• Collected data:
%%
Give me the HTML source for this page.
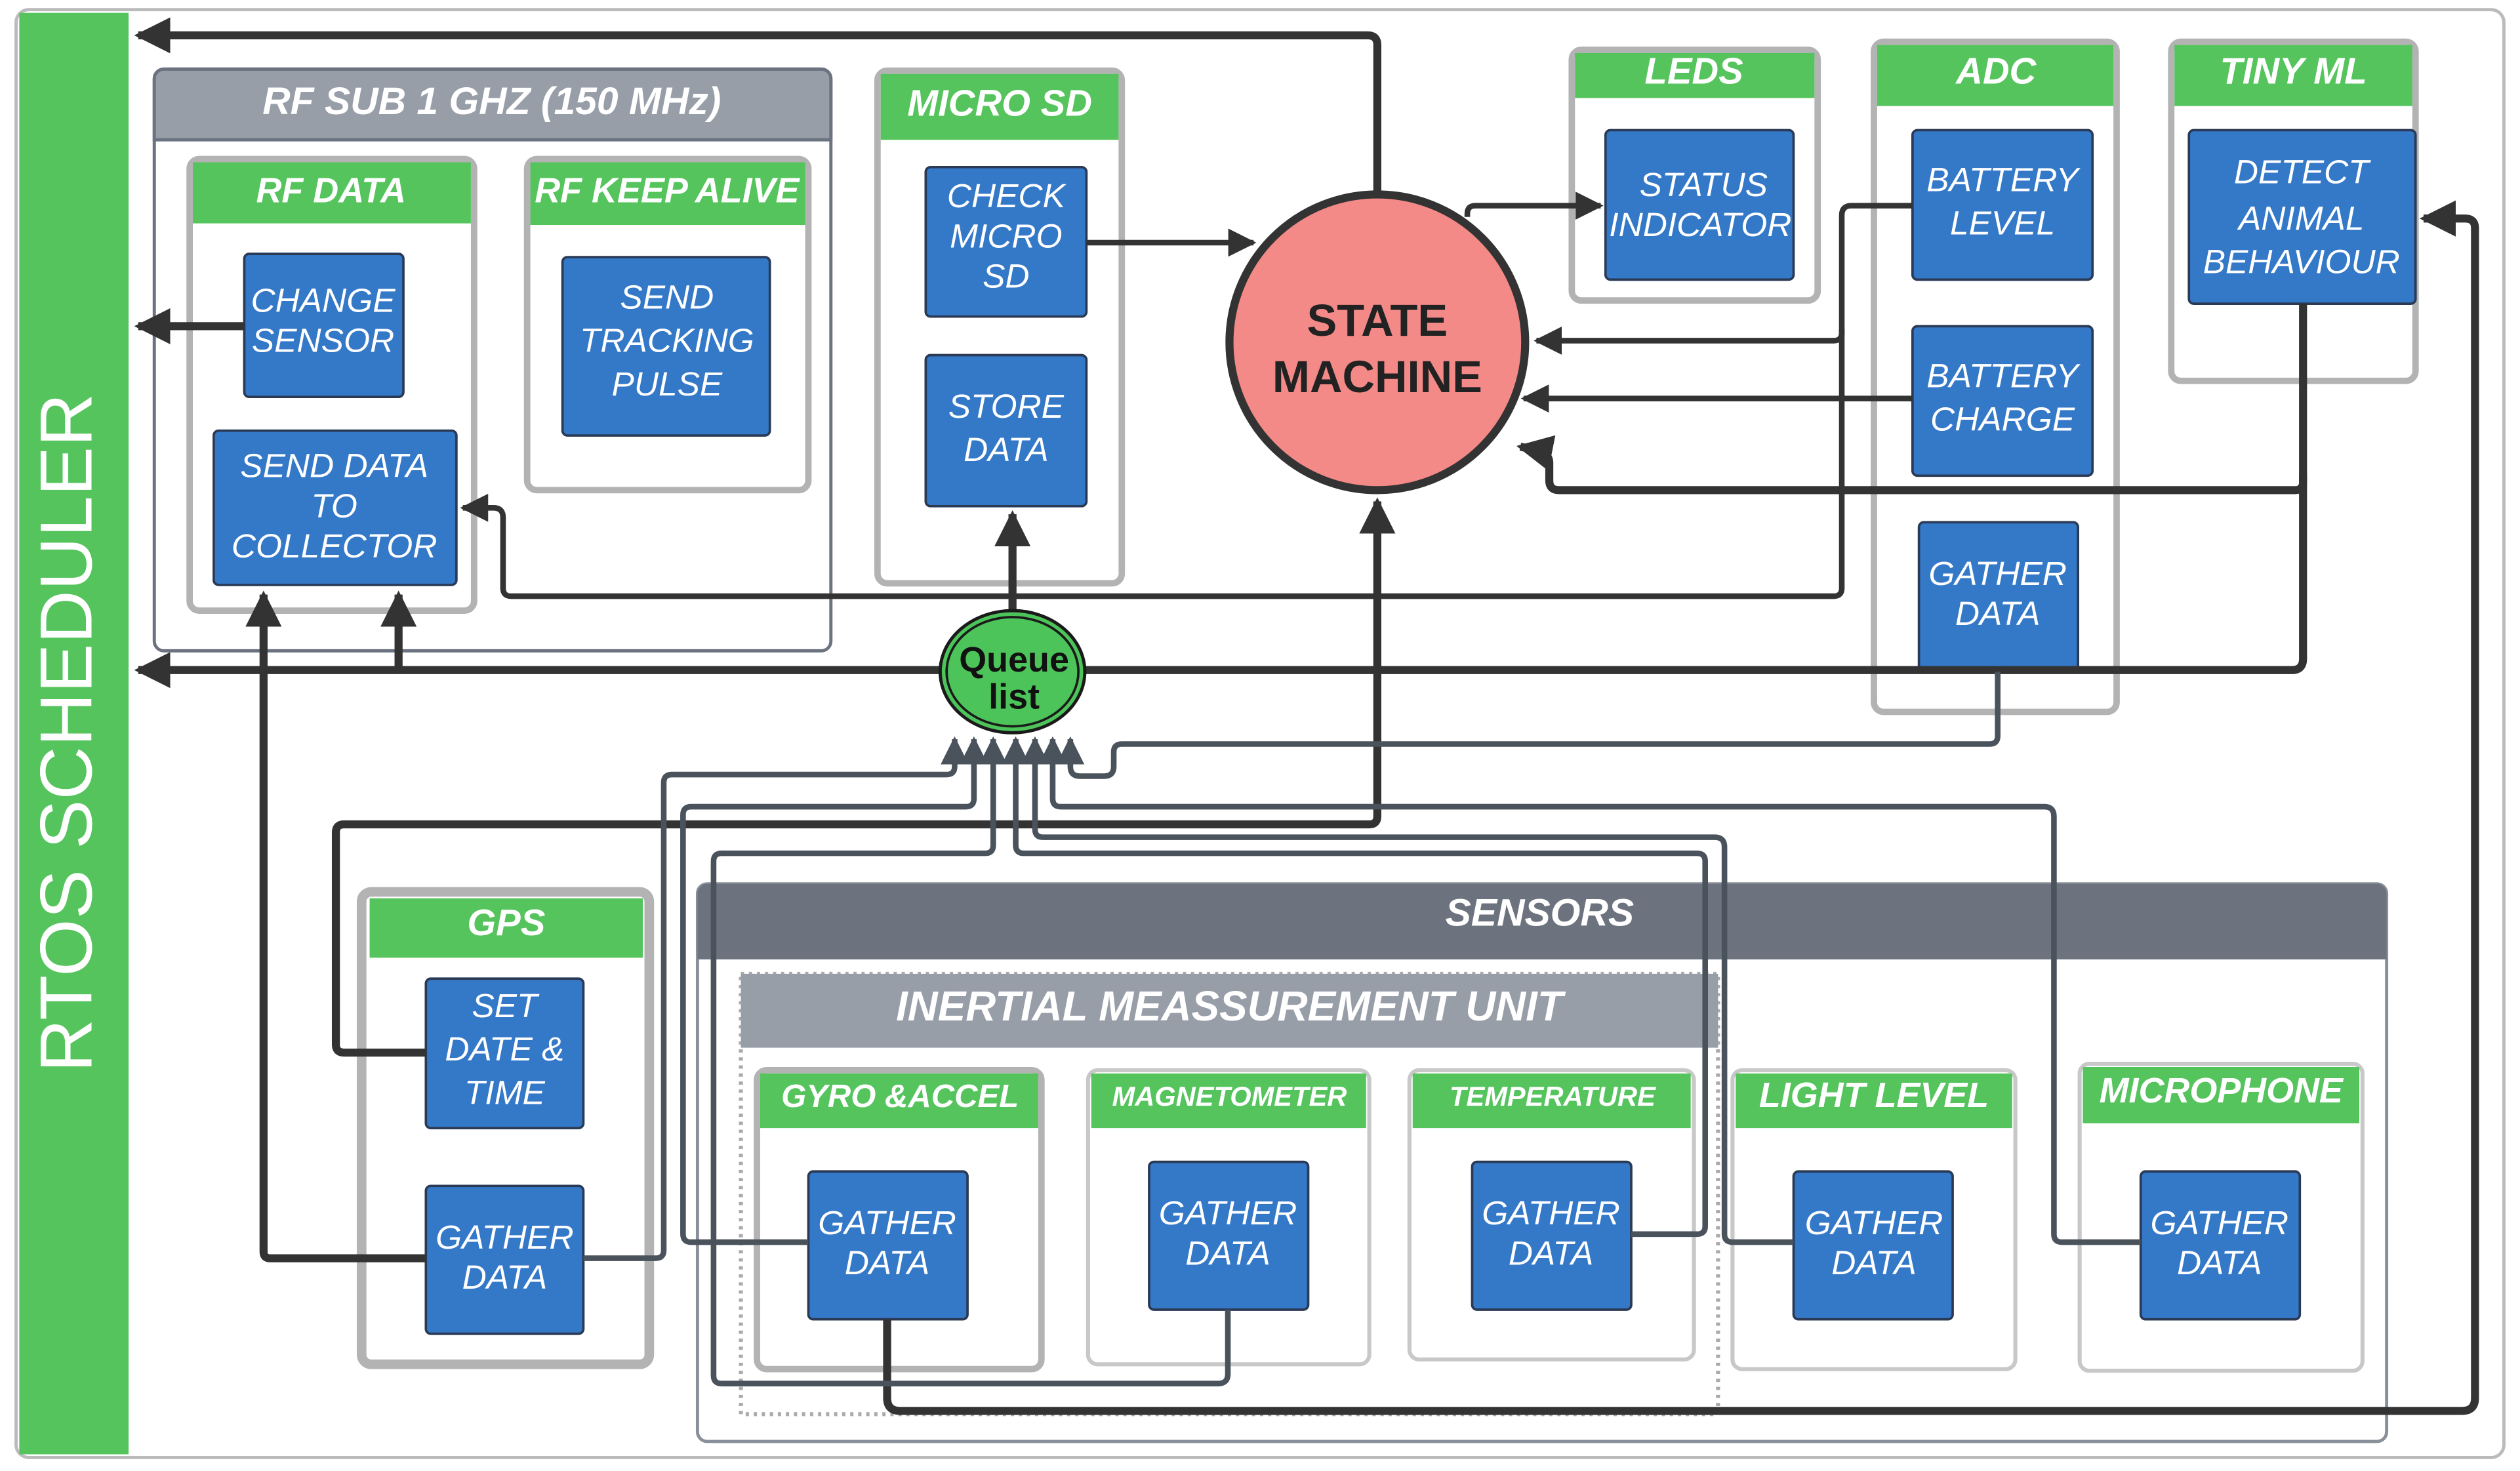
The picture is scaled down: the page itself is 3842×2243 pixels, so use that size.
<!DOCTYPE html>
<html><head><meta charset="utf-8"><style>
html,body{margin:0;padding:0;background:#fff;width:3842px;height:2243px;overflow:hidden}
svg{display:block}
text{font-family:"Liberation Sans",Arial,sans-serif}
.h{fill:#fff;font-weight:bold;font-style:italic;text-anchor:middle}
.b{fill:#fff;font-style:italic;text-anchor:middle;font-size:21px}
.blue{fill:#3478c8;stroke:#2a3a55;stroke-width:1.5}
.grp{fill:#fff;stroke:#b3b3b3;stroke-width:4}
.gh{fill:#55c45d}
.k{fill:none;stroke:#333;stroke-width:5;stroke-linejoin:round}
.k3{fill:none;stroke:#333;stroke-width:3.5;stroke-linejoin:round}
.g{fill:none;stroke:#4a525c;stroke-width:3.5;stroke-linejoin:round}
</style></head><body>
<svg width="3842" height="2243" viewBox="0 0 1568 915.4" preserveAspectRatio="none">
<defs>
<marker id="a" markerWidth="4.5" markerHeight="4.5" refX="4" refY="2.25" orient="auto" markerUnits="strokeWidth"><path d="M0,0 L4.5,2.25 L0,4.5 z" fill="#333"/></marker>
<marker id="a3" markerWidth="5" markerHeight="5" refX="4.5" refY="2.5" orient="auto" markerUnits="strokeWidth"><path d="M0,0 L5,2.5 L0,5 z" fill="#333"/></marker>
<marker id="a2" markerWidth="5" markerHeight="5" refX="4.5" refY="2.5" orient="auto" markerUnits="strokeWidth"><path d="M0,0 L5,2.5 L0,5 z" fill="#4a525c"/></marker>
</defs>
<rect x="10" y="6" width="1548" height="901" rx="8" fill="#fff" stroke="#bbb" stroke-width="2"/>
<rect x="12" y="8" width="68" height="897" fill="#55c45d"/>
<text transform="translate(57,456) rotate(-90)" text-anchor="middle" fill="#fff" font-size="46">RTOS SCHEDULER</text>

<!-- RF SUB group -->
<rect x="96" y="43" width="421" height="362" rx="6" fill="#fff" stroke="#6b7280" stroke-width="2"/>
<path d="M96,87 V49 a6,6 0 0 1 6,-6 H511 a6,6 0 0 1 6,6 V87 z" fill="#989ea8" stroke="#6b7280" stroke-width="2"/>
<text x="306" y="71" class="h" font-size="24">RF SUB 1 GHZ (150 MHz)</text>
<rect x="118" y="99" width="177" height="281" rx="6" class="grp"/>
<rect x="120" y="101" width="173" height="38" class="gh"/>
<text x="206" y="126" class="h" font-size="22">RF DATA</text>
<rect x="328" y="99" width="175" height="206" rx="6" class="grp"/>
<rect x="330" y="101" width="171" height="39" class="gh"/>
<text x="415" y="126" class="h" font-size="22">RF KEEP ALIVE</text>
<rect x="152" y="158" width="99" height="89" rx="3" class="blue"/>
<text x="201" y="194" class="b" font-size="20">CHANGE</text><text x="201" y="219" class="b" font-size="20">SENSOR</text>
<rect x="133" y="268" width="151" height="96" rx="3" class="blue"/>
<text x="208" y="297" class="b" font-size="20">SEND DATA</text><text x="208" y="322" class="b" font-size="20">TO</text><text x="208" y="347" class="b" font-size="20">COLLECTOR</text>
<rect x="350" y="160" width="129" height="111" rx="3" class="blue"/>
<text x="415" y="192" class="b" font-size="22">SEND</text><text x="415" y="219" class="b" font-size="22">TRACKING</text><text x="415" y="246" class="b" font-size="22">PULSE</text>

<!-- MICRO SD -->
<rect x="546" y="44" width="152" height="319" rx="6" class="grp"/>
<rect x="548" y="46" width="148" height="41" class="gh"/>
<text x="622" y="72" class="h" font-size="23">MICRO SD</text>
<rect x="576" y="104" width="100" height="93" rx="3" class="blue"/>
<text x="626" y="129" class="b" font-size="20">CHECK</text><text x="626" y="154" class="b" font-size="20">MICRO</text><text x="626" y="179" class="b" font-size="20">SD</text>
<rect x="576" y="221" width="100" height="94" rx="3" class="blue"/>
<text x="626" y="260" class="b" font-size="21">STORE</text><text x="626" y="287" class="b" font-size="21">DATA</text>

<!-- LEDS -->
<rect x="978" y="31" width="153" height="156" rx="6" class="grp"/>
<rect x="980" y="33" width="149" height="28" class="gh"/>
<text x="1054" y="52" class="h" font-size="23">LEDS</text>
<rect x="999" y="81" width="117" height="93" rx="3" class="blue"/>
<text x="1060" y="122" class="b" font-size="21">STATUS</text><text x="1058" y="147" class="b" font-size="17">INDICATOR</text>

<!-- ADC -->
<rect x="1166" y="26" width="151" height="417" rx="6" class="grp"/>
<rect x="1168" y="28" width="147" height="38" class="gh"/>
<text x="1242" y="52" class="h" font-size="23">ADC</text>
<rect x="1190" y="81" width="112" height="93" rx="3" class="blue"/>
<text x="1246" y="119" class="b" font-size="22">BATTERY</text><text x="1246" y="146" class="b" font-size="22">LEVEL</text>
<rect x="1190" y="203" width="112" height="93" rx="3" class="blue"/>
<text x="1246" y="241" class="b" font-size="22">BATTERY</text><text x="1246" y="268" class="b" font-size="22">CHARGE</text>
<rect x="1194" y="325" width="99" height="93" rx="3" class="blue"/>
<text x="1243" y="364" class="b" font-size="20">GATHER</text><text x="1243" y="389" class="b" font-size="20">DATA</text>

<!-- TINY ML -->
<rect x="1351" y="26" width="152" height="211" rx="6" class="grp"/>
<rect x="1353" y="28" width="148" height="38" class="gh"/>
<text x="1427" y="52" class="h" font-size="23">TINY ML</text>
<rect x="1362" y="81" width="141" height="108" rx="3" class="blue"/>
<text x="1432" y="114" class="b" font-size="23">DETECT</text><text x="1432" y="143" class="b" font-size="23">ANIMAL</text><text x="1432" y="170" class="b" font-size="19">BEHAVIOUR</text>

<!-- GPS -->
<rect x="225" y="555" width="179" height="294" rx="6" fill="#fff" stroke="#b3b3b3" stroke-width="6"/>
<rect x="230" y="559" width="170" height="37" class="gh"/>
<text x="315" y="582" class="h" font-size="23">GPS</text>
<rect x="265" y="609" width="98" height="93" rx="3" class="blue"/>
<text x="314" y="633" class="b" font-size="21">SET</text><text x="314" y="660" class="b" font-size="21">DATE &amp;</text><text x="314" y="687" class="b" font-size="21">TIME</text>
<rect x="265" y="738" width="98" height="92" rx="3" class="blue"/>
<text x="314" y="777" class="b" font-size="20">GATHER</text><text x="314" y="802" class="b" font-size="20">DATA</text>

<!-- SENSORS -->
<rect x="434" y="550" width="1051" height="347" rx="6" fill="#fff" stroke="#8a9099" stroke-width="2"/>
<path d="M434,597 V556 a6,6 0 0 1 6,-6 H1479 a6,6 0 0 1 6,6 V597 z" fill="#6c737e"/>
<text x="958" y="576" class="h" font-size="24">SENSORS</text>
<rect x="461" y="606" width="608" height="274" fill="none" stroke="#aaa" stroke-width="2.5" stroke-dasharray="2,3"/>
<rect x="461" y="606" width="608" height="46" fill="#989ea8"/>
<text x="765" y="635" class="h" font-size="26">INERTIAL MEASSUREMENT UNIT</text>

<rect x="471" y="666" width="177" height="186" rx="6" class="grp"/>
<rect x="473" y="668" width="173" height="34" class="gh"/>
<text x="560" y="689" class="h" font-size="20">GYRO &amp;ACCEL</text>
<rect x="503" y="729" width="99" height="92" rx="3" class="blue"/>
<text x="552" y="768" class="b" font-size="20">GATHER</text><text x="552" y="793" class="b" font-size="20">DATA</text>

<rect x="677" y="666" width="175" height="183" rx="6" fill="#fff" stroke="#c8c8c8" stroke-width="2.5"/>
<rect x="679" y="668" width="171" height="34" class="gh"/>
<text x="765" y="688" class="h" font-size="17">MAGNETOMETER</text>
<rect x="715" y="723" width="99" height="92" rx="3" class="blue"/>
<text x="764" y="762" class="b" font-size="20">GATHER</text><text x="764" y="787" class="b" font-size="20">DATA</text>

<rect x="877" y="666" width="177" height="180" rx="6" fill="#fff" stroke="#c8c8c8" stroke-width="2.5"/>
<rect x="879" y="668" width="173" height="34" class="gh"/>
<text x="966" y="688" class="h" font-size="17">TEMPERATURE</text>
<rect x="916" y="723" width="99" height="92" rx="3" class="blue"/>
<text x="965" y="762" class="b" font-size="20">GATHER</text><text x="965" y="787" class="b" font-size="20">DATA</text>

<rect x="1078" y="666" width="176" height="186" rx="6" fill="#fff" stroke="#c8c8c8" stroke-width="2.5"/>
<rect x="1080" y="668" width="172" height="34" class="gh"/>
<text x="1166" y="689" class="h" font-size="22">LIGHT LEVEL</text>
<rect x="1116" y="729" width="99" height="92" rx="3" class="blue"/>
<text x="1166" y="768" class="b" font-size="20">GATHER</text><text x="1166" y="793" class="b" font-size="20">DATA</text>

<rect x="1294" y="662" width="176" height="191" rx="6" fill="#fff" stroke="#c8c8c8" stroke-width="2.5"/>
<rect x="1296" y="664" width="172" height="35" class="gh"/>
<text x="1382" y="686" class="h" font-size="22">MICROPHONE</text>
<rect x="1332" y="729" width="99" height="92" rx="3" class="blue"/>
<text x="1381" y="768" class="b" font-size="20">GATHER</text><text x="1381" y="793" class="b" font-size="20">DATA</text>

<!-- connectors -->
<path class="k" d="M857,120 V28 q0,-6 -6,-6 H86" marker-end="url(#a)"/>
<path class="k" d="M152,203 H86" marker-end="url(#a)"/>
<path class="k" d="M1433,189 V300 q0,5 -5,5 H970 q-6,0 -6,-6 V288 q0,-6 -8,-8 L946,278" marker-end="url(#a)"/>
<path class="k" d="M1433,295 V410 q0,7 -7,7 H86" marker-end="url(#a)"/>
<path class="k" d="M248,418 V370" marker-end="url(#a)"/>
<path class="k" d="M265,783 H168 q-4,0 -4,-4 V370" marker-end="url(#a)"/>
<path class="k" d="M265,655 H214 q-5,0 -5,-5 V518 q0,-5 5,-5 H852 q5,0 5,-5 V312" marker-end="url(#a)"/>
<path class="k3" d="M676,151 H780" marker-end="url(#a3)"/>
<path class="k" d="M630,380 V320" marker-end="url(#a)"/>
<path class="k3" d="M913,135 V133 q0,-5 5,-5 H996" marker-end="url(#a3)"/>
<path class="k3" d="M1190,128 H1152 q-6,0 -6,6 V207 q0,5 -5,5 H956" marker-end="url(#a3)"/>
<path class="k3" d="M1146,205 V366 q0,5 -5,5 H318 q-5,0 -5,-5 V322 q0,-6 -6,-6 H288" marker-end="url(#a3)"/>
<path class="k3" d="M1190,248 H948" marker-end="url(#a3)"/>
<path class="k" d="M552,821 V870 q0,8 8,8 H1532 q8,0 8,-8 V142 q0,-6 -6,-6 H1508" marker-end="url(#a)"/>

<path class="g" d="M363,783 H408 q5,0 5,-5 V487 q0,-5 5,-5 H589 q5,0 5,-5 V460" marker-end="url(#a2)"/>
<path class="g" d="M503,773 H430 q-5,0 -5,-5 V507 q0,-5 5,-5 H601 q5,0 5,-5 V460" marker-end="url(#a2)"/>
<path class="g" d="M764,815 V855 q0,6 -6,6 H449 q-5,0 -5,-5 V536 q0,-5 5,-5 H613 q5,0 5,-5 V460" marker-end="url(#a2)"/>
<path class="g" d="M1015,768 H1056 q5,0 5,-5 V536 q0,-5 -5,-5 H637 q-5,0 -5,-5 V460" marker-end="url(#a2)"/>
<path class="g" d="M1116,773 H1078 q-5,0 -5,-5 V527 q0,-6 -6,-6 H649 q-5,0 -5,-5 V460" marker-end="url(#a2)"/>
<path class="g" d="M1332,773 H1283 q-5,0 -5,-5 V508 q0,-6 -6,-6 H660 q-5,0 -5,-5 V460" marker-end="url(#a2)"/>
<path class="g" d="M1243,418 V458 q0,5 -5,5 H698 q-5,0 -5,5 V477 q0,6 -6,6 H672 q-6,0 -6,-6 V460" marker-end="url(#a2)"/>

<!-- state machine -->
<circle cx="857" cy="213" r="92" fill="#f48a88" stroke="#333" stroke-width="5"/>
<text x="857" y="209" text-anchor="middle" font-weight="bold" font-size="28" fill="#222">STATE</text>
<text x="857" y="244" text-anchor="middle" font-weight="bold" font-size="28" fill="#222">MACHINE</text>
<!-- queue -->
<ellipse cx="630" cy="418" rx="45" ry="38" fill="#4cc45a" stroke="#1a1a1a" stroke-width="2"/>
<ellipse cx="630" cy="418" rx="41" ry="34" fill="none" stroke="#1a1a1a" stroke-width="1.5"/>
<text x="631" y="418" text-anchor="middle" font-weight="bold" font-size="22" fill="#111">Queue</text>
<text x="631" y="441" text-anchor="middle" font-weight="bold" font-size="22" fill="#111">list</text>
</svg>
</body></html>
%%
• Exercise task: Tally the lines of the data that contain the string "page" and report the total alone.

• Full answer: 2